Brooklyn Food Trucks Officially Recognized By The Literary Set

Back in February of 1925, the cover of the first issue of The New Yorker — which has been America's most consistent and respected publisher of mandarin prose, impenetrable poetry, and arch cartoons , for the past 88 years — featured a top-hatted dandy peering through a monocle at a butterfly. The character, drawn by Rea Irvin, the magazine's first art director, was dubbed Eustace Tilley.

Every year since then, on the publication date closest to the The New Yorker's actual anniversary, Eustace has appeared on the cover. For decades, the image was a faithful reproduction of the Irvin original. In recent years, though, artists have been encouraged to work changes on the theme, though always retaining the monocle )or something similar), the supercilious pose, and the butterfly. Now there's even a contest for the honor of being the Tilley-altering cover illustrator.

This year's winner, Simon Greiner, a recent immigrant from Australia, has given us "Brooklyn's Eustace," now appearing on The New Yorker's combined Feb. 11 and 18 issue. This Eustace is no early 20th-century dandy. He's another supercilious type: A Brooklyn hipster, complete with peacoat, ironic tats, carrot-hued moustache and beard, and, in lieu of a black top hat, a red slouch cap. The butterfly? It's there, all right, and he's peering at it through his hipster glasses. The twist is that instead of floating in the air as the original Eustace's did, it's an oversize logo on the back doors of, yes, a food truck.
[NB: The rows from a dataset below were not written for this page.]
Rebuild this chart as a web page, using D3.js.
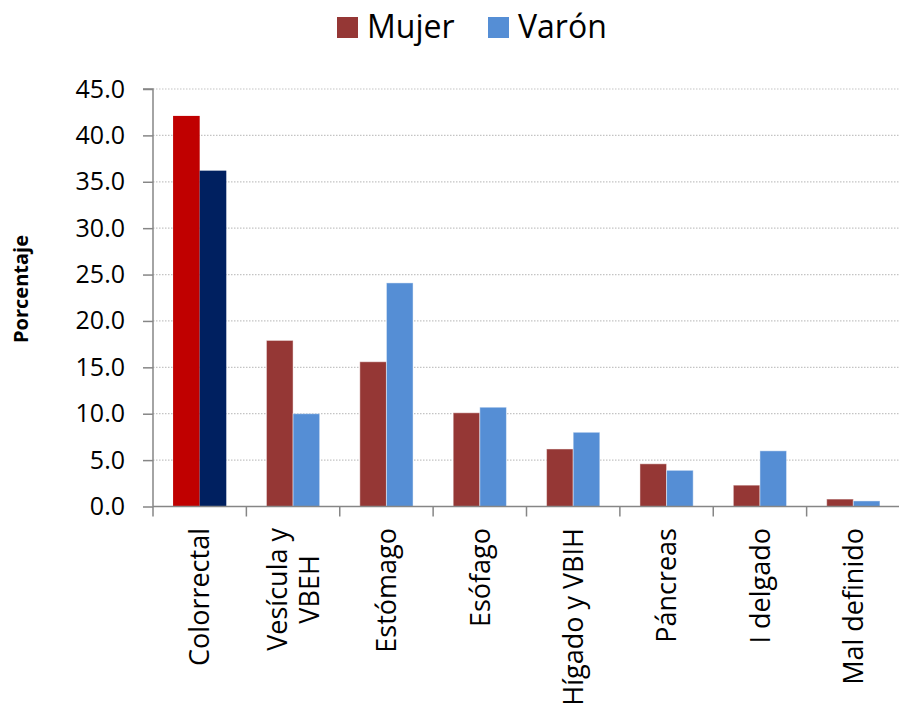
<!DOCTYPE html>
<html>
<head>
<meta charset="utf-8">
<script src="https://cdn.jsdelivr.net/npm/d3@7/dist/d3.min.js"></script>
<style>
  html, body { margin: 0; padding: 0; background: #fff; }
  svg { display: block; }
  text { font-family: "Open Sans", "DejaVu Sans", sans-serif; fill: #000; }
</style>
</head>
<body>
<svg id="chart" width="899" height="708"></svg>
<script>
// ---- data ----
const categories = ["Colorrectal", "Vesícula y\nVBEH", "Estómago", "Esófago", "Hígado y VBIH", "Páncreas", "I delgado", "Mal definido"];
const seriesNames = ["Mujer", "Varón"];
const mujer = [42.1, 17.9, 15.6, 10.1, 6.2, 4.6, 2.3, 0.8];
const varon = [36.2, 10.0, 24.1, 10.7, 8.0, 3.9, 6.0, 0.6];
const yTicks = [0, 5, 10, 15, 20, 25, 30, 35, 40, 45];
const yLabel = "Porcentaje";

// ---- styles ----
const seriesColors = ["#953735", "#558ED5"];
const highlightCategory = "Colorrectal";
const highlightColors = ["#C00000", "#002060"];

(function () {
const svg = d3.select("#chart");
const pLeft = 153, pRight = 900, pTop = 89, pBottom = 506.5;

const x0 = d3.scaleBand().domain(categories).range([pLeft, pRight])
  .paddingInner(0.43).paddingOuter(0.215);
const x1 = d3.scaleBand().domain(seriesNames).range([0, x0.bandwidth()]);
const y = d3.scaleLinear().domain([0, 45]).range([pBottom, pTop]);
const step = x0.step();

// gridlines
svg.append("g").selectAll("line").data(yTicks.filter(d => d > 0)).join("line")
  .attr("x1", pLeft).attr("x2", 899)
  .attr("y1", d => y(d)).attr("y2", d => y(d))
  .attr("stroke", "#C4C4C4").attr("stroke-width", 1.2)
  .attr("stroke-dasharray", "1.5,1.5");

// bars
const rows = categories.map((c, i) => ({ cat: c, vals: [mujer[i], varon[i]] }));
const gBars = svg.append("g");
rows.forEach(r => {
  seriesNames.forEach((s, j) => {
    const col = r.cat === highlightCategory ? highlightColors[j] : seriesColors[j];
    gBars.append("rect")
      .attr("x", x0(r.cat) + x1(s))
      .attr("y", y(r.vals[j]))
      .attr("width", x1.bandwidth())
      .attr("height", pBottom - y(r.vals[j]))
      .attr("fill", col)
      .attr("stroke", r.cat === highlightCategory ? "none" : "#ffffff")
      .attr("stroke-opacity", 0.45)
      .attr("stroke-width", 1);
  });
});

// y axis
const yAxis = d3.axisLeft(y).tickValues(yTicks).tickFormat(d3.format(".1f"))
  .tickSize(10).tickPadding(18);
const gy = svg.append("g").attr("transform", `translate(${pLeft},0)`).call(yAxis);
gy.select(".domain").attr("stroke", "#868686").attr("stroke-width", 1.5)
  .attr("d", `M-10,${pTop}H0V${pBottom}`);
gy.selectAll(".tick line").attr("stroke", "#868686").attr("stroke-width", 1.5);
gy.selectAll(".tick text").attr("font-size", 25)
  .attr("font-family", "'Open Sans', sans-serif").attr("fill", "#000");

// x axis line and ticks at band boundaries
svg.append("line").attr("x1", pLeft).attr("x2", 899).attr("y1", pBottom).attr("y2", pBottom)
  .attr("stroke", "#868686").attr("stroke-width", 1.5);
const bounds = d3.range(categories.length + 1).map(i => pLeft + i * step);
svg.append("g").selectAll("line").data(bounds).join("line")
  .attr("x1", d => d).attr("x2", d => d).attr("y1", pBottom).attr("y2", pBottom + 10)
  .attr("stroke", "#868686").attr("stroke-width", 1.5);

// x labels (rotated)
const fs = 27, lh = 32, labTop = 528;
categories.forEach(c => {
  const lines = c.split("\n");
  const cx = x0(c) + x0.bandwidth() / 2;
  const g = svg.append("g").attr("transform", `translate(${cx},${labTop}) rotate(-90)`);
  const t = g.append("text").attr("font-size", fs);
  lines.forEach((ln, i) => {
    t.append("tspan").attr("x", 0)
      .attr("y", (i - (lines.length - 1) / 2) * lh + fs * 0.36)
      .text(ln);
  });
  if (lines.length === 1) {
    t.attr("text-anchor", "end");
  } else {
    let maxLen = 0;
    t.selectAll("tspan").each(function () { maxLen = Math.max(maxLen, this.getComputedTextLength()); });
    t.attr("text-anchor", "middle");
    t.selectAll("tspan").attr("x", -maxLen / 2);
  }
});

// y axis title
svg.append("text")
  .attr("transform", "translate(28,289) rotate(-90)")
  .attr("text-anchor", "middle")
  .attr("font-size", 20).attr("font-weight", "bold")
  .text(yLabel);

// legend
const legendX = [337, 488];
seriesNames.forEach((s, i) => {
  svg.append("rect").attr("x", legendX[i]).attr("y", 17).attr("width", 21).attr("height", 21)
    .attr("fill", seriesColors[i]);
  svg.append("text").attr("x", legendX[i] + 30).attr("y", 37.5)
    .attr("font-size", 32).text(s);
});
})();
</script>
</body>
</html>
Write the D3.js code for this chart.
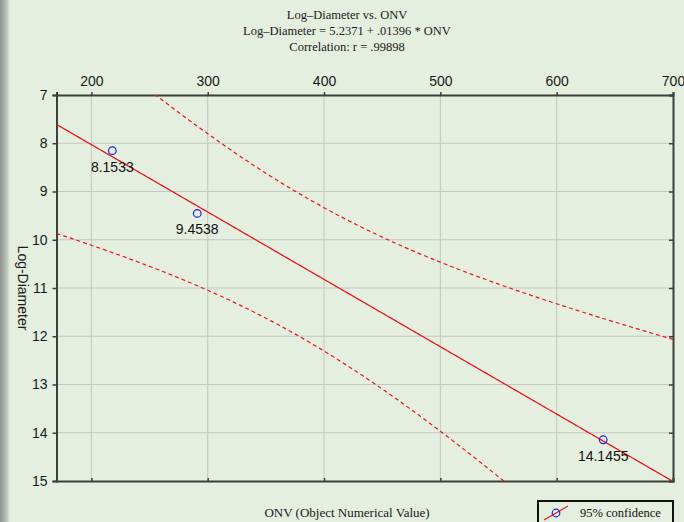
<!DOCTYPE html>
<html>
<head>
<meta charset="utf-8">
<script src="https://cdn.jsdelivr.net/npm/d3@7/dist/d3.min.js"></script>
<style>
  html, body { margin: 0; padding: 0; background: #e4efe0; }
  svg { display: block; }
</style>
</head>
<body>
<svg id="chart" width="684" height="522"></svg>
<script>
// Observations: ONV and measured log-diameter
const onv = [218, 291, 640];
const logDiameter = [8.1533, 9.4538, 14.1455];
const pointLabels = ["8.1533", "9.4538", "14.1455"];

// Fitted regression reported in the title
const intercept = 5.2371;
const slope = 0.01396;
const correlation = ".99898";
const tCrit = 12.706; // t(0.975, df = 1)

const xTicks = [200, 300, 400, 500, 600, 700];
const yTicks = [7, 8, 9, 10, 11, 12, 13, 14, 15];

const titleLines = [
  "Log\u2013Diameter vs. ONV",
  "Log\u2013Diameter = 5.2371 + .01396 * ONV",
  "Correlation: r = " + correlation
];

const W = 684, H = 522;
const m = { left: 56.5, right: 673, top: 95, bottom: 481 };

const svg = d3.select("#chart");

const x = d3.scaleLinear().domain([170, 700]).range([m.left, m.right]);
const y = d3.scaleLinear().domain([7, 15]).range([m.top, m.bottom]);

// background and left shading strip
const defs = svg.append("defs");
const grad = defs.append("linearGradient").attr("id", "edge").attr("x1", 0).attr("x2", 1);
grad.append("stop").attr("offset", 0).attr("stop-color", "#8b918b");
grad.append("stop").attr("offset", 0.6).attr("stop-color", "#b6bcb5");
grad.append("stop").attr("offset", 1).attr("stop-color", "#e4efe0");
svg.append("rect").attr("width", W).attr("height", H).attr("fill", "#e4efe0");
svg.append("rect").attr("width", 10).attr("height", H).attr("fill", "url(#edge)");

const clip = defs.append("clipPath").attr("id", "plotclip");
clip.append("rect").attr("x", m.left).attr("y", m.top)
  .attr("width", m.right - m.left).attr("height", m.bottom - m.top);

// titles
svg.append("g").selectAll("text").data(titleLines).join("text")
  .attr("x", 347).attr("y", (d, i) => 19 + i * 16)
  .attr("text-anchor", "middle")
  .attr("font-family", "Liberation Serif, Times New Roman, serif")
  .attr("font-size", 12.5).attr("fill", "#1a1a1a")
  .text(d => d);

// grid
const grid = svg.append("g").attr("stroke", "#c3c7bf").attr("stroke-width", 1);
grid.selectAll("line.vx").data(xTicks.filter(t => t < 700)).join("line")
  .attr("x1", d => x(d)).attr("x2", d => x(d))
  .attr("y1", m.top).attr("y2", m.bottom);
grid.selectAll("line.hy").data(yTicks.filter(t => t > 7 && t < 15)).join("line")
  .attr("x1", m.left).attr("x2", m.right)
  .attr("y1", d => y(d)).attr("y2", d => y(d));

// axes
const axisFont = "Liberation Sans, Arial, sans-serif";
const topAxis = svg.append("g").attr("transform", `translate(0,${m.top})`)
  .call(d3.axisTop(x).tickValues(xTicks).tickSize(3).tickPadding(6));
const bottomAxis = svg.append("g").attr("transform", `translate(0,${m.bottom})`)
  .call(d3.axisBottom(x).tickValues(xTicks).tickSize(-3).tickFormat(""));
const leftAxis = svg.append("g").attr("transform", `translate(${m.left},0)`)
  .call(d3.axisLeft(y).tickValues(yTicks).tickSize(4).tickPadding(5));
const rightAxis = svg.append("g").attr("transform", `translate(${m.right},0)`)
  .call(d3.axisRight(y).tickValues(yTicks).tickSize(-4).tickFormat(""));
[topAxis, bottomAxis, leftAxis, rightAxis].forEach(g => {
  g.select(".domain").attr("stroke", "#3d3f3b").attr("stroke-width", 2);
  g.selectAll(".tick line").attr("stroke", "#3d3f3b").attr("stroke-width", 1.5);
  g.selectAll(".tick text").attr("font-family", axisFont).attr("font-size", 14).attr("fill", "#1a1a1a");
});

// regression line and 95% confidence band
const n = onv.length;
const xMean = d3.mean(onv);
const sxx = d3.sum(onv, v => (v - xMean) ** 2);
const sse = d3.sum(onv, (v, i) => (logDiameter[i] - (intercept + slope * v)) ** 2);
const s = Math.sqrt(sse / (n - 2));
const grid100 = d3.range(170, 700.01, 2);
const fit = v => intercept + slope * v;
const half = v => tCrit * s * Math.sqrt(1 / n + (v - xMean) ** 2 / sxx);

const plot = svg.append("g").attr("clip-path", "url(#plotclip)");
const line = d3.line().x(d => x(d[0])).y(d => y(d[1]));

plot.append("path")
  .attr("d", line(grid100.map(v => [v, fit(v)])))
  .attr("fill", "none").attr("stroke", "#e8171b").attr("stroke-width", 1.3);
[-1, 1].forEach(sign => {
  plot.append("path")
    .attr("d", line(grid100.map(v => [v, fit(v) + sign * half(v)])))
    .attr("fill", "none").attr("stroke", "#e8171b").attr("stroke-width", 1.2)
    .attr("stroke-dasharray", "4,3");
});

// observations
svg.append("g").selectAll("circle").data(onv).join("circle")
  .attr("cx", d => x(d)).attr("cy", (d, i) => y(logDiameter[i]))
  .attr("r", 3.8).attr("fill", "none").attr("stroke", "#1f23e0").attr("stroke-width", 1.2);
svg.append("g").selectAll("text").data(onv).join("text")
  .attr("x", d => x(d)).attr("y", (d, i) => y(logDiameter[i]) + 21)
  .attr("text-anchor", "middle")
  .attr("font-family", axisFont).attr("font-size", 14).attr("fill", "#111")
  .text((d, i) => pointLabels[i]);

// axis titles
svg.append("text")
  .attr("x", 347).attr("y", 517).attr("text-anchor", "middle")
  .attr("font-family", "Liberation Serif, Times New Roman, serif")
  .attr("font-size", 13).attr("fill", "#1a1a1a")
  .text("ONV (Object Numerical Value)");
svg.append("text")
  .attr("transform", "translate(18,288) rotate(90)")
  .attr("text-anchor", "middle")
  .attr("font-family", axisFont).attr("font-size", 14).attr("fill", "#1a1a1a")
  .text("Log-Diameter");

// legend
const lg = svg.append("g");
lg.append("rect").attr("x", 538).attr("y", 501).attr("width", 135).attr("height", 26)
  .attr("fill", "#e4efe0").attr("stroke", "#111").attr("stroke-width", 2);
lg.append("line").attr("x1", 544).attr("y1", 520).attr("x2", 568).attr("y2", 506)
  .attr("stroke", "#e8171b").attr("stroke-width", 1.2);
lg.append("circle").attr("cx", 556).attr("cy", 513).attr("r", 3.8)
  .attr("fill", "none").attr("stroke", "#1f23e0").attr("stroke-width", 1.2);
lg.append("text").attr("x", 580).attr("y", 517)
  .attr("font-family", "Liberation Serif, Times New Roman, serif")
  .attr("font-size", 12.5).attr("fill", "#111").text("95% confidence");
</script>
</body>
</html>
There's no clue as to what the truck is purveying, but its presence as the conveyor of the butterfly image suggests what we've all known for a couple of years: Food trucks on New York streets are now as common as the air that we breathe.

By the way, the runner-up in this year's contest would presumably have been a little more unsettling to readers: Its Eustace, by Nyack cartoonist and illustrator Martha Gradisher, looks like a bloated, senile version of the original, and is pictured not peering at but about to devour the poor butterfly.